I’m relaxing my view that books that we call ‘banned’ should legally be banned, partly because I’ve always thought this was a good story, and partly because the accused really did run into legal trouble because of a book he was reading. Also, the other posts were about how hardline conservatives banned books because of content that threatened their regime. Here, we have a story about a book that was banned because of liberal impulses. The effect was still the same, though, and the agency attempting to ban it was just as rigid and unbending as any religious government moral watchdog could be.
The story, linked below, is about a 54 year old janitor, a white male, at Notre Dame, who was also a communications major at the same school. On his break, he decided to read, and someone reported him for racial harassment, a charge the Dean held to be valid. You see, the book he was reading had pictures of Klansmen in hoods flanking a burning cross that was planted on Notre Dame grounds. Now, at first glance, this indeed looks like an obvious case of someone perhaps trying to harass people, or maybe intimidate them, until you look at the man’s defense. The book itself, Notre Dame Vs The Clan, is about how Notre Dame, students and faculty, clashed with Klansmen in the 1920s. (An aside… As someone who grew up in the Midwest and now lives in the south, I can definitely affirm that the Klan, and Klan-like attitudes, are more prevalent in the alleged ‘free north’ than in the south, but that is a subject for another post.) Additionally, the alleged racial harasser had found the book in Notre Dame’s own library. And it wasn’t like he was going around telling people that he wished the Klan hadn’t lost. He was simply reading a university book about university history in a university break room. Yet, until FIRE (that wonderful organization that fights for free speech in educational institutions) came along, the administration refused to budge from their finding that, since he was reading a book about an abhorrent period of US History, he was guilty of racially harassing his colleagues.

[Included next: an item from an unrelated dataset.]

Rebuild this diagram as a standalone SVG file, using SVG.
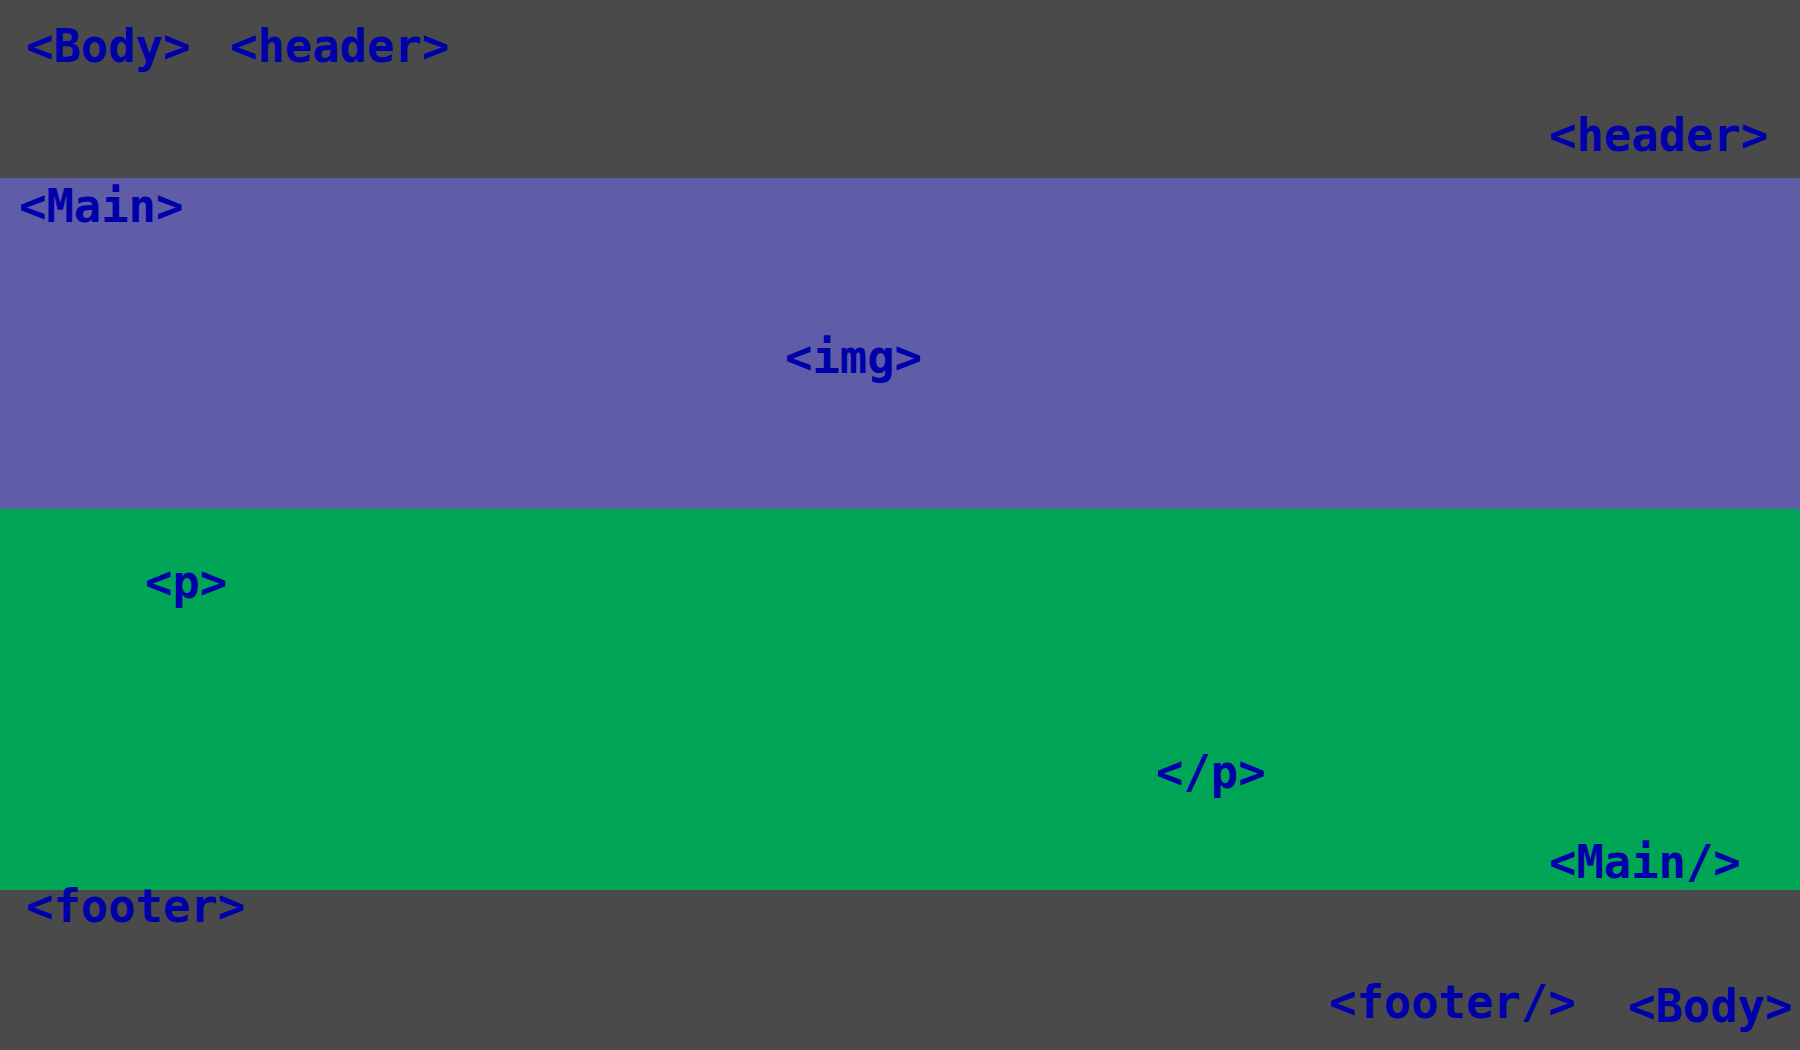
<svg xmlns="http://www.w3.org/2000/svg" width="1800" height="1050" viewBox="0 0 1800 1050">
<style>
text { font-family: "DejaVu Sans Mono", "Liberation Mono", monospace; font-weight: bold; font-size: 45.5px; fill: #0000aa; }
</style>
<rect x="0" y="0" width="1800" height="1050" fill="#4a4a4a"/>
<rect x="0" y="178" width="1800" height="331" fill="#5f5ca8"/>
<rect x="0" y="509" width="1800" height="381" fill="#00a555"/>
<text x="26" y="62">&lt;Body&gt;</text>
<text x="230" y="62">&lt;header&gt;</text>
<text x="1549" y="151">&lt;header&gt;</text>
<text x="19" y="222">&lt;Main&gt;</text>
<text x="785" y="373">&lt;img&gt;</text>
<text x="145" y="598">&lt;p&gt;</text>
<text x="1156" y="788">&lt;/p&gt;</text>
<text x="1549" y="878">&lt;Main/&gt;</text>
<text x="26" y="922">&lt;footer&gt;</text>
<text x="1329" y="1018">&lt;footer/&gt;</text>
<text x="1628" y="1022">&lt;Body&gt;</text>
</svg>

That line of thinking is what really bothers me. Our society depends on the free flow of information, as does the science of history. Indiana and Michigan and other Midwest states did indeed have a history with the KKK, and it’s important for 21st century students to know about this and study it. If people think that something never happened, they’ll be surprised when it happens again, rather than being prepared and doing what they can to prevent it. Blocking uncomfortable truths, whether to protect the majority or to protect a minority, is never the answer, and is its own form of discrimination.